The path chosen by the composer Eduardo Polonio has distanced him from the traditional cenacles of what is strictly understood as contemporary music; he is aware that he gives “a serious image, but without the intellectual card that contemporary music gives”. His music is the offspring of the minimalism of Terry Riley, with whom he came into contact at the Darmstadt Festival in 1969, where he took part in the controversial performance of Riley’s In C, considered to be the first work composed according to the minimalist technique. “Something happens with minimalism that completely astonishes me: years ago nobody could stand it, and today it is in fashion through composers like Wim Mertens, who is considered to be a great ‘pope’ of minimalist music, while the public ignores the work of Steve Reich or Terry Riley.

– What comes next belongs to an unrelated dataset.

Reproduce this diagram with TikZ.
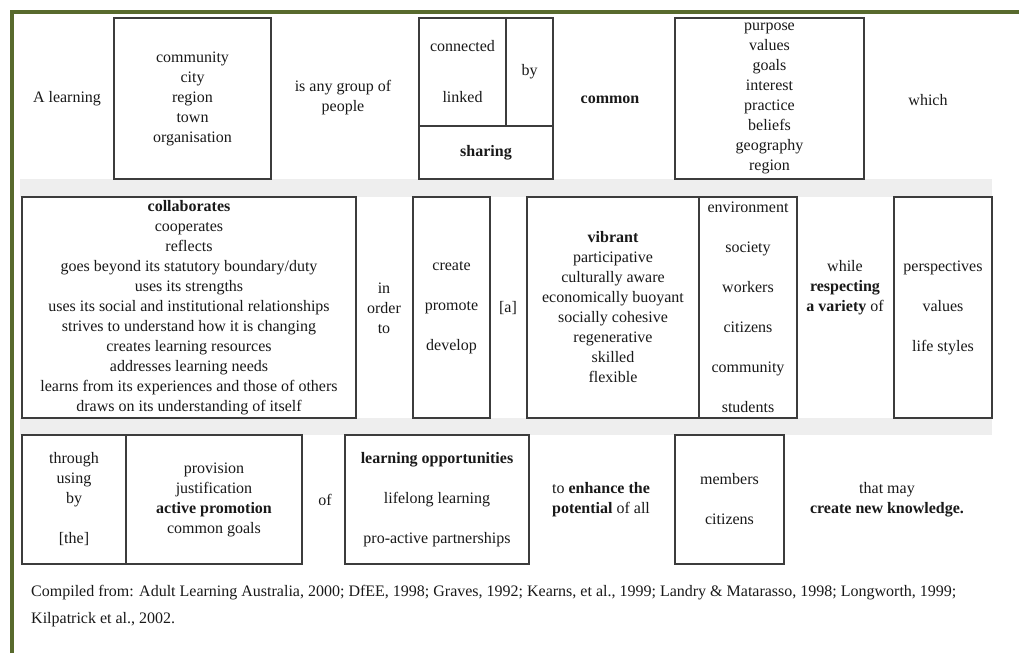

In 1969 I was already making repetitive and minimal music and there was nobody in Spain doing it. And when you’ve been doing it for twenty years you see this phenomenon, its supposed fashion, with a different perspective”.

Non-commercial music

So far this year, Eduardo Polonio’s discography has undergone a remarkable increase. Until now, he had only released three full-length albums: Fantaisie impromptu, in 1969; It, in 1976, and Acaricia la mañana, in 1984. This year, however, he has released two: Blood stations. Syntax error, for the small label Esplendor Geométrico, and, more recently, Cuenca, recorded at the Laboratorio de Música Electroacústica del Conservatorio de Cuenca and published by Nuevos Medios. “I make enough music to release one LP a year, but record companies are not interested in music, only in making money out of it. Anyone could argue that this is logical, since they are not charities, but companies that have to have an income. But one could also look at it another way. Any label can make a huge profit by releasing commercial music and dedicate a small part of it to maintaining a non-commercial line of music. This leads many artists to independent production, as has been the case with some of my work”.

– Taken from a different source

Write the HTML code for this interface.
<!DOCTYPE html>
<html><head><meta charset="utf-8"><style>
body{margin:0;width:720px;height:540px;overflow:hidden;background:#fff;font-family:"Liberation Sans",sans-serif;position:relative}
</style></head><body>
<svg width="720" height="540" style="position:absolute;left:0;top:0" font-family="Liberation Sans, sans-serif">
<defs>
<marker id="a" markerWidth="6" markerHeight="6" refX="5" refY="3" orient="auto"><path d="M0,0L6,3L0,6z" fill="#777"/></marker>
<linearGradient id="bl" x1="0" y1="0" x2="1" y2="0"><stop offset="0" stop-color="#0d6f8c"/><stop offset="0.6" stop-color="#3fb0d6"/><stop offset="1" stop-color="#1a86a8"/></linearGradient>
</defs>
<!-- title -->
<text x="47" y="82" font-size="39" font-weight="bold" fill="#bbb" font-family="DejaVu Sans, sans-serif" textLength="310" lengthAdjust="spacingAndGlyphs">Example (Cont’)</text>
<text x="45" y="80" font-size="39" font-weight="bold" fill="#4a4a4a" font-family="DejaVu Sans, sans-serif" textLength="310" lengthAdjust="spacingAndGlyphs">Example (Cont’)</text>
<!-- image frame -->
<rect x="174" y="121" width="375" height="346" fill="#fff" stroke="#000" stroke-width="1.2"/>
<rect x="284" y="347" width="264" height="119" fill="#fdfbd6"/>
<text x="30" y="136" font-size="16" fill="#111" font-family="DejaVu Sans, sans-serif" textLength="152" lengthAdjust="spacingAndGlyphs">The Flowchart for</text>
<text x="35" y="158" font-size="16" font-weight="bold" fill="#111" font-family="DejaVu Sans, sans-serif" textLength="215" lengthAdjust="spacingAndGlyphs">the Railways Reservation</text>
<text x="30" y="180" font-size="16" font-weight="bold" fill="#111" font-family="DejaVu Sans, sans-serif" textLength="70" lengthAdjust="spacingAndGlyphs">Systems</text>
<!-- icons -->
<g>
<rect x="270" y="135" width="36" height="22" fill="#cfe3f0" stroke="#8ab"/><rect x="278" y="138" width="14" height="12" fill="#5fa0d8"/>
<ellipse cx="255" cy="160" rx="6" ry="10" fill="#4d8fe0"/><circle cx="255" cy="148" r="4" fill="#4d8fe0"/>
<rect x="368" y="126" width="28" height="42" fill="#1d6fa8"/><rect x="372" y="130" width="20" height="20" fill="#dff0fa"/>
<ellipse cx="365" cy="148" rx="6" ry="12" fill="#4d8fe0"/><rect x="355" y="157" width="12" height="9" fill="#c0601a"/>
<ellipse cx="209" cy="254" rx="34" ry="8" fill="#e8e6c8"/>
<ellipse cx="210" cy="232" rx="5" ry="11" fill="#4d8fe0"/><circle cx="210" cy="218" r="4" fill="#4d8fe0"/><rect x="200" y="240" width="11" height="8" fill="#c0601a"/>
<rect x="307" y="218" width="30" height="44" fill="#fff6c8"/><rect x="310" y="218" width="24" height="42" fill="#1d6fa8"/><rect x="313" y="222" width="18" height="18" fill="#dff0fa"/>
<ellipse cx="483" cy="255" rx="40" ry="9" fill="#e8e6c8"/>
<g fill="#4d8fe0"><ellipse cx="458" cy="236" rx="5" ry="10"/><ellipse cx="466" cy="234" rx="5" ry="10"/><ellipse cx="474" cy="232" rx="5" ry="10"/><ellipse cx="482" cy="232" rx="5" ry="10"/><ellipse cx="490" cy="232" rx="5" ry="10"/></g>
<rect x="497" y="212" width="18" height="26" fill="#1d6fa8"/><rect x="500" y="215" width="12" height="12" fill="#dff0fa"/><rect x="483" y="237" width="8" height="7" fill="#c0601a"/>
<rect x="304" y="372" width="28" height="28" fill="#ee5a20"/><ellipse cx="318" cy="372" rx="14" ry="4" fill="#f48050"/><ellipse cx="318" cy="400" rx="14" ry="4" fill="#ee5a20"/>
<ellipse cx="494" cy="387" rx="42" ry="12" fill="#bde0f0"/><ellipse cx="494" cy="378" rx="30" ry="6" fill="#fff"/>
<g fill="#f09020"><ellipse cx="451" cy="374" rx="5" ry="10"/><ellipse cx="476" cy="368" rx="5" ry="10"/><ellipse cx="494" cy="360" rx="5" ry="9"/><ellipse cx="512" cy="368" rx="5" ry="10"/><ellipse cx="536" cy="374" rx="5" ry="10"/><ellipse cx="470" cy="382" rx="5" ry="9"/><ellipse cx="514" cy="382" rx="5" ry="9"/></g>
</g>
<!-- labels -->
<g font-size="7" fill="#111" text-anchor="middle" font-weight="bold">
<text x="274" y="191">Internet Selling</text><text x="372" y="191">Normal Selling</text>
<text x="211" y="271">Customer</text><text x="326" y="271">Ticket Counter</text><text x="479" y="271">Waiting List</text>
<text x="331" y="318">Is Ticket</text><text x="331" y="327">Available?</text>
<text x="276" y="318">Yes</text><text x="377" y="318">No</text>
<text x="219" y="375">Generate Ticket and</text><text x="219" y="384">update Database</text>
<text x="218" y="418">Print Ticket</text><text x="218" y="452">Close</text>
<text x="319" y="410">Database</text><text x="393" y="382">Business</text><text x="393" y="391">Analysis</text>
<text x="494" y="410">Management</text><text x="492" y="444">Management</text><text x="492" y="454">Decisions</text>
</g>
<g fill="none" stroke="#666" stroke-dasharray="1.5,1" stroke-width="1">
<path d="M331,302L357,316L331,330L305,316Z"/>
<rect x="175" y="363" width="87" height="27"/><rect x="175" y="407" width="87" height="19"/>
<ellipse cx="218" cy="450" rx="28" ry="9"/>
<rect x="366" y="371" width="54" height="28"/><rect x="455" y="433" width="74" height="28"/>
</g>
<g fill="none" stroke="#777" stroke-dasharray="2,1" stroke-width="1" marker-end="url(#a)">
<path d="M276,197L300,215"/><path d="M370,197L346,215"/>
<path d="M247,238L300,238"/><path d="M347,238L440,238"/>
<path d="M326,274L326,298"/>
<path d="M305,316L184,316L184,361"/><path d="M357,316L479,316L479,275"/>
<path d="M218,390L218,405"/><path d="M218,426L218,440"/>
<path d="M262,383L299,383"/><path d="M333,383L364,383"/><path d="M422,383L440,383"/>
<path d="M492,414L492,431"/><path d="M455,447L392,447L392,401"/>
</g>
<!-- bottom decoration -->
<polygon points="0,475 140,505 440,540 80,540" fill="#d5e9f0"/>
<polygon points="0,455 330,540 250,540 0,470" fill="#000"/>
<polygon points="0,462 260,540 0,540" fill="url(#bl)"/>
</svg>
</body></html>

Precisely, his last two works have been published by companies that have always opted for commercial work that is no stranger to risk and experimentation, although, in the case of Nuevos Medios, a large part of their renown is due to pop and rock. Eduardo Polonio has collaborated on numerous occasions with some of the most restless rock musicians on the Spanish music scene. “Electronic music used to be reduced to very restricted circles, because there were very few studios. In Spain there are currently only three: Phonos in Barcelona, the one at the Conservatorio de Cuenca, and another one in Pamplona. Madrid intends to open a fourth studio at the Centro de Arte Reina Sofía. When the synthesiser emerged, it broke out of this circle and now access to electronic music is easier: practically all rock bands have synthesizers”.

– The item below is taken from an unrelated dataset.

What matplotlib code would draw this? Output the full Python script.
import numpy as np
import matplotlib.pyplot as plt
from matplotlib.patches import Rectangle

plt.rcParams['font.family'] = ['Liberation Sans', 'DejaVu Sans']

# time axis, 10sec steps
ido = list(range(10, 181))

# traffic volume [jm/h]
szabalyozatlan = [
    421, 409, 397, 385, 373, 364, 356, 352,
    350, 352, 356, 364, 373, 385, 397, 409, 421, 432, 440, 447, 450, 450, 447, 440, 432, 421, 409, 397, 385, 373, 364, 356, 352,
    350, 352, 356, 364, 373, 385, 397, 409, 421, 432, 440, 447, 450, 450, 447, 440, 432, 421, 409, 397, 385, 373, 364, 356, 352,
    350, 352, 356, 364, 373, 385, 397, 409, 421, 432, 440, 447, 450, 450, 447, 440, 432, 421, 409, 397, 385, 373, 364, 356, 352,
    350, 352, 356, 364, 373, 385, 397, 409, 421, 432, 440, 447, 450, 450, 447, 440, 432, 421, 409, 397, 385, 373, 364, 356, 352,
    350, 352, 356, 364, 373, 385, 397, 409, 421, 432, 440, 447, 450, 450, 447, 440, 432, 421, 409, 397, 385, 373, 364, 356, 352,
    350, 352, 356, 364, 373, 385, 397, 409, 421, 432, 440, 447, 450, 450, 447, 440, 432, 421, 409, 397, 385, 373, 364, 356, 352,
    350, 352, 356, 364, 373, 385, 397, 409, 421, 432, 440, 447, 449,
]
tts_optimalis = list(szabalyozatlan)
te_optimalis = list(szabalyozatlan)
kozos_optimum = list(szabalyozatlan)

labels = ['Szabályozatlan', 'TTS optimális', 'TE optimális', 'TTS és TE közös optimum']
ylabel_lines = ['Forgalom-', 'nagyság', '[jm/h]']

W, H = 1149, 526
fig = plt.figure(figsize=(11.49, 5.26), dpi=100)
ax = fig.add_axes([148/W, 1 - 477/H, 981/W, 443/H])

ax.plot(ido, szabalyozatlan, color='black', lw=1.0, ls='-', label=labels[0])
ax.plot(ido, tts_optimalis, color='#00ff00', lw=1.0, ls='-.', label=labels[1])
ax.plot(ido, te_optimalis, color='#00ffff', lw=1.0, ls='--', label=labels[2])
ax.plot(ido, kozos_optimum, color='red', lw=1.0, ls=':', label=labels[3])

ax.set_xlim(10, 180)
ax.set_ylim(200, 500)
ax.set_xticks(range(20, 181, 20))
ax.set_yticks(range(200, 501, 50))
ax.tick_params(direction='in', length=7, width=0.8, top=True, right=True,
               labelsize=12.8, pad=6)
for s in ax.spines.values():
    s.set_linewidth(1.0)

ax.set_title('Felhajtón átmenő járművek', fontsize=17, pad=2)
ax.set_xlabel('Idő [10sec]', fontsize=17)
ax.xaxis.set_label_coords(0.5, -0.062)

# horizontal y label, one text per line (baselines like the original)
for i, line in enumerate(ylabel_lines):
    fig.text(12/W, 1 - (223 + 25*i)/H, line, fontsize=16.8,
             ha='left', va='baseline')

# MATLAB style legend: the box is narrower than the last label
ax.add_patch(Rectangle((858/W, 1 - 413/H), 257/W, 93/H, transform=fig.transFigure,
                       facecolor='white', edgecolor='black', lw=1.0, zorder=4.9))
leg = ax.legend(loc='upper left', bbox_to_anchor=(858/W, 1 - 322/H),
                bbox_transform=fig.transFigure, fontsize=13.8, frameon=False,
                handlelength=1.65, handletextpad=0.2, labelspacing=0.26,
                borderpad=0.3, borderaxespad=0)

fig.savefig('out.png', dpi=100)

Eduardo Polonio’s most ambitious project is yet to come. It is Kepler, Kepler, a multimedia opera based on the life of the famous German astronomer. Video projections, dancers and computer-regulated orthophonic sound distribution are some of the features of this opera, the first act of which will premiere later this year at the UNESCO theatre in Paris. The complete opera will be performed in 1992, coinciding with the cultural events of the 5th Centenary.